■ **DATASET SECTION**
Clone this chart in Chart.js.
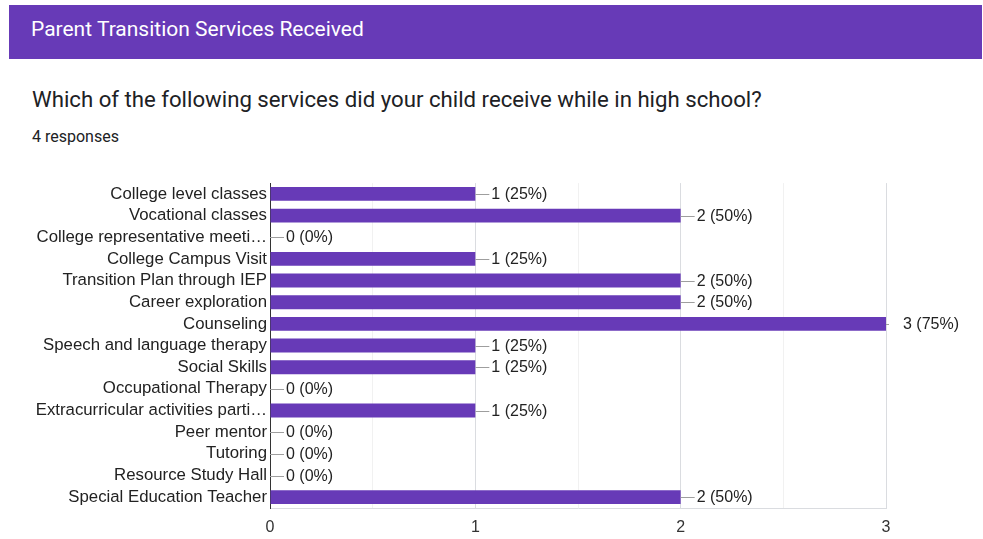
<!DOCTYPE html>
<html>
<head>
<meta charset="utf-8">
<script src="https://cdn.jsdelivr.net/npm/chart.js@4"></script>
<style>
  body { margin: 0; width: 983px; height: 539px; background: #fff; position: relative; overflow: hidden; font-family: Roboto, "Liberation Sans", sans-serif; }
  .header { position: absolute; left: 9px; top: 5px; width: 973px; height: 54px; background: #673ab7; }
  .header span { position: absolute; left: 22px; top: 12px; color: #fff; font-size: 21px; }
  .question { position: absolute; left: 32px; top: 86px; font-size: 22.2px; color: #202124; }
  .responses { position: absolute; left: 32px; top: 127px; font-size: 16px; color: #202124; }
  .chart-box { position: absolute; left: 0; top: 170px; width: 983px; height: 369px; }
</style>
</head>
<body>
<div class="header"><span>Parent Transition Services Received</span></div>
<div class="question">Which of the following services did your child receive while in high school?</div>
<div class="responses">4 responses</div>
<div class="chart-box"><canvas id="chart"></canvas></div>
<script>
const categories = [
  'College level classes',
  'Vocational classes',
  'College representative meeti\u2026',
  'College Campus Visit',
  'Transition Plan through IEP',
  'Career exploration',
  'Counseling',
  'Speech and language therapy',
  'Social Skills',
  'Occupational Therapy',
  'Extracurricular activities parti\u2026',
  'Peer mentor',
  'Tutoring',
  'Resource Study Hall',
  'Special Education Teacher'
];
const counts = [1, 2, 0, 1, 2, 2, 3, 1, 1, 0, 1, 0, 0, 0, 2];
const totalResponses = 4;
const xTicks = [0, 1, 2, 3];

const PURPLE = '#673ab7';
const FONT = '"Liberation Sans", Arial, sans-serif';

// leader line + "n (pct%)" label after each bar
const barLabels = {
  id: 'barLabels',
  afterDatasetsDraw(chart) {
    const ctx = chart.ctx;
    const meta = chart.getDatasetMeta(0);
    const maxVal = Math.max(...counts);
    ctx.save();
    ctx.font = '16px ' + FONT;
    ctx.textBaseline = 'middle';
    meta.data.forEach((bar, i) => {
      const v = counts[i];
      const text = v + ' (' + Math.round(v / totalResponses * 100) + '%)';
      const x = bar.x, y = Math.round(bar.y);
      const top = v === maxVal;
      ctx.strokeStyle = '#9e9e9e';
      ctx.lineWidth = 1;
      ctx.beginPath();
      ctx.moveTo(x, y + 0.5);
      ctx.lineTo(x + (top ? 3 : 14), y + 0.5);
      ctx.stroke();
      ctx.fillStyle = '#222';
      ctx.fillText(text, x + (top ? 17 : 16), y + 1);
    });
    ctx.restore();
  }
};

new Chart(document.getElementById('chart'), {
  type: 'bar',
  data: {
    labels: categories,
    datasets: [{
      data: counts,
      backgroundColor: PURPLE,
      borderWidth: 0,
      barPercentage: 0.8,
      categoryPercentage: 0.8
    }]
  },
  options: {
    indexAxis: 'y',
    responsive: true,
    maintainAspectRatio: false,
    animation: false,
    layout: { padding: { top: 10, right: 97, bottom: 0, left: 0 } },
    plugins: { legend: { display: false }, tooltip: { enabled: false } },
    scales: {
      x: {
        min: 0, max: 3,
        afterFit: s => { s.height = 31; },
        afterBuildTicks: s => {
          const t = [];
          for (let v = 0; v <= 3; v += 0.5) t.push({ value: v });
          s.ticks = t;
        },
        ticks: {
          padding: 10,
          color: '#333',
          font: { family: FONT, size: 16 },
          autoSkip: false,
          maxRotation: 0,
          callback: v => xTicks.includes(v) ? String(v) : ''
        },
        grid: {
          drawTicks: false,
          color: c => Number.isInteger(c.tick.value) ? '#dadce0' : '#f1f1f1'
        },
        border: { display: true, color: '#dadce0' }
      },
      y: {
        afterFit: s => { s.width = 270; },
        ticks: {
          padding: 3,
          autoSkip: false,
          color: '#222',
          font: { family: FONT, size: 16.8 }
        },
        grid: { display: false, drawTicks: false },
        border: { display: true, color: '#333', width: 1 }
      }
    }
  },
  plugins: [barLabels]
});
</script>
</body>
</html>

■ **SHORT EXERCISE**
Transcribe the listing in full. Omit the pictures and keep every line exact.

■ **RESULT BELOW**
Clone this chart in Chart.js.
<!DOCTYPE html>
<html>
<head>
<meta charset="utf-8">
<script src="https://cdn.jsdelivr.net/npm/chart.js@4"></script>
<style>
  body { margin: 0; width: 983px; height: 539px; background: #fff; position: relative; overflow: hidden; font-family: Roboto, "Liberation Sans", sans-serif; }
  .header { position: absolute; left: 9px; top: 5px; width: 973px; height: 54px; background: #673ab7; }
  .header span { position: absolute; left: 22px; top: 12px; color: #fff; font-size: 21px; }
  .question { position: absolute; left: 32px; top: 86px; font-size: 22.2px; color: #202124; }
  .responses { position: absolute; left: 32px; top: 127px; font-size: 16px; color: #202124; }
  .chart-box { position: absolute; left: 0; top: 170px; width: 983px; height: 369px; }
</style>
</head>
<body>
<div class="header"><span>Parent Transition Services Received</span></div>
<div class="question">Which of the following services did your child receive while in high school?</div>
<div class="responses">4 responses</div>
<div class="chart-box"><canvas id="chart"></canvas></div>
<script>
const categories = [
  'College level classes',
  'Vocational classes',
  'College representative meeti\u2026',
  'College Campus Visit',
  'Transition Plan through IEP',
  'Career exploration',
  'Counseling',
  'Speech and language therapy',
  'Social Skills',
  'Occupational Therapy',
  'Extracurricular activities parti\u2026',
  'Peer mentor',
  'Tutoring',
  'Resource Study Hall',
  'Special Education Teacher'
];
const counts = [1, 2, 0, 1, 2, 2, 3, 1, 1, 0, 1, 0, 0, 0, 2];
const totalResponses = 4;
const xTicks = [0, 1, 2, 3];

const PURPLE = '#673ab7';
const FONT = '"Liberation Sans", Arial, sans-serif';

// leader line + "n (pct%)" label after each bar
const barLabels = {
  id: 'barLabels',
  afterDatasetsDraw(chart) {
    const ctx = chart.ctx;
    const meta = chart.getDatasetMeta(0);
    const maxVal = Math.max(...counts);
    ctx.save();
    ctx.font = '16px ' + FONT;
    ctx.textBaseline = 'middle';
    meta.data.forEach((bar, i) => {
      const v = counts[i];
      const text = v + ' (' + Math.round(v / totalResponses * 100) + '%)';
      const x = bar.x, y = Math.round(bar.y);
      const top = v === maxVal;
      ctx.strokeStyle = '#9e9e9e';
      ctx.lineWidth = 1;
      ctx.beginPath();
      ctx.moveTo(x, y + 0.5);
      ctx.lineTo(x + (top ? 3 : 14), y + 0.5);
      ctx.stroke();
      ctx.fillStyle = '#222';
      ctx.fillText(text, x + (top ? 17 : 16), y + 1);
    });
    ctx.restore();
  }
};

new Chart(document.getElementById('chart'), {
  type: 'bar',
  data: {
    labels: categories,
    datasets: [{
      data: counts,
      backgroundColor: PURPLE,
      borderWidth: 0,
      barPercentage: 0.8,
      categoryPercentage: 0.8
    }]
  },
  options: {
    indexAxis: 'y',
    responsive: true,
    maintainAspectRatio: false,
    animation: false,
    layout: { padding: { top: 10, right: 97, bottom: 0, left: 0 } },
    plugins: { legend: { display: false }, tooltip: { enabled: false } },
    scales: {
      x: {
        min: 0, max: 3,
        afterFit: s => { s.height = 31; },
        afterBuildTicks: s => {
          const t = [];
          for (let v = 0; v <= 3; v += 0.5) t.push({ value: v });
          s.ticks = t;
        },
        ticks: {
          padding: 10,
          color: '#333',
          font: { family: FONT, size: 16 },
          autoSkip: false,
          maxRotation: 0,
          callback: v => xTicks.includes(v) ? String(v) : ''
        },
        grid: {
          drawTicks: false,
          color: c => Number.isInteger(c.tick.value) ? '#dadce0' : '#f1f1f1'
        },
        border: { display: true, color: '#dadce0' }
      },
      y: {
        afterFit: s => { s.width = 270; },
        ticks: {
          padding: 3,
          autoSkip: false,
          color: '#222',
          font: { family: FONT, size: 16.8 }
        },
        grid: { display: false, drawTicks: false },
        border: { display: true, color: '#333', width: 1 }
      }
    }
  },
  plugins: [barLabels]
});
</script>
</body>
</html>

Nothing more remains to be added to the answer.